Z ostatnim poszukiwanym górnikiem, przodowym brygady, od początku akcji ratowniczej nie było kontaktu. Nad ranem ratownikom udało się zlokalizować jego położenie. Wykorzystano do tego sygnały radiowe, specjalne kamery, a także szkolonego do poszukiwania zasypanych ludzi psa. Już wówczas wszystko wskazywało na to, że górnik nie żyje. Gdy ratownicy dotarli w to miejsce, przypuszczenia potwierdziły się.
Po nocnym wstrząsie nowo drążony chodnik, który mierzy niespełna 160 m, został zasypany na odcinku ok. 30 m od czoła przodka. Czterech górników bezpiecznie wydostało się z zagrożonej strefy, czterej inni zostali uwięzieni.
Górnicy pracowali w strefie szczególnego zagrożenia tąpaniami, wyznaczonej w tym rejonie. Wiceprezes Kompanii Węglowej - do której należy kopalnia - Marek Uszko zapewnił, że żadne procedury nie zostały złamane - w wyrobisku mogło przebywać tyle osób, ile pracowało tam w momencie zawału.
Ze statystyk wynika, że rocznie w kopalni Rydułtowy-Anna notuje się ok. 500 wstrząsów o sile podobnej do czwartkowego; specjaliści oceniają, że pod względem energii był to średni wstrząs. Zwykle nie wywołują one skutków na powierzchni ani w wyrobiskach. Eksperci zastanawiają się, dlaczego teraz zniszczony został akurat ten chodnik - sąsiednie wyrobiska, będące bliżej epicentrum wstrząsu, nie ucierpiały.

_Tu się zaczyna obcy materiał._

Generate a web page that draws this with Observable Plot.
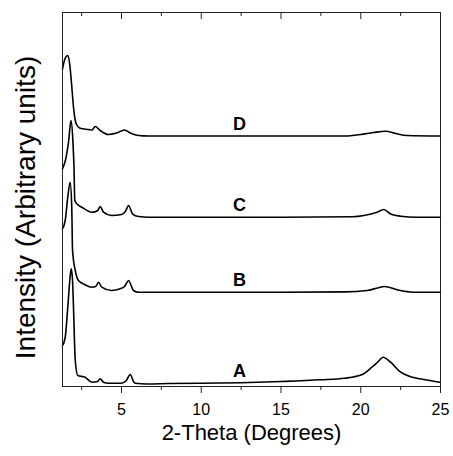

Wszelkie prace w rejonie, gdzie doszło do wstrząsu, zostały decyzją nadzoru górniczego wstrzymane. Gdy będzie to możliwe, w wyrobisku odbędzie się wizja lokalna, po której określone zostaną warunki dalszej bezpiecznej eksploatacji. Po wstrząsie wyrobisko zostało zdeformowane, uszkodzona została m.in. obudowa chodnika oraz znajdujące się w nim instalacje.
W tym roku w kopalni Rydułtowy-Anna (jej częścią jest tzw. ruch górniczy Rydułtowy) doszło wcześniej do dwóch tragedii - 5 sierpnia zginął tam 42-letni górnik, przygnieciony ważącym blisko tonę elementem przenośnika. Wcześniej, 24 marca, w kopalni miało miejsce tąpnięcie. Wstrząsowi o energii odpowiadającej ok. 2,4 stopniom w skali Richtera towarzyszył zawał skał w położonym 1000 m pod ziemią chodniku, na długości ok. 35 metrów. W pobliżu znajdowało się siedmiu górników - sześciu wycofało się o własnych siłach, siódmy zginął. Jego ciało wydobyto na powierzchnię po trzech dobach trudnej akcji ratowniczej.
Kopalnia Rydułtowy-Anna jest jedną z bardziej narażonych na wstrząsy w polskim górnictwie węgla kamiennego.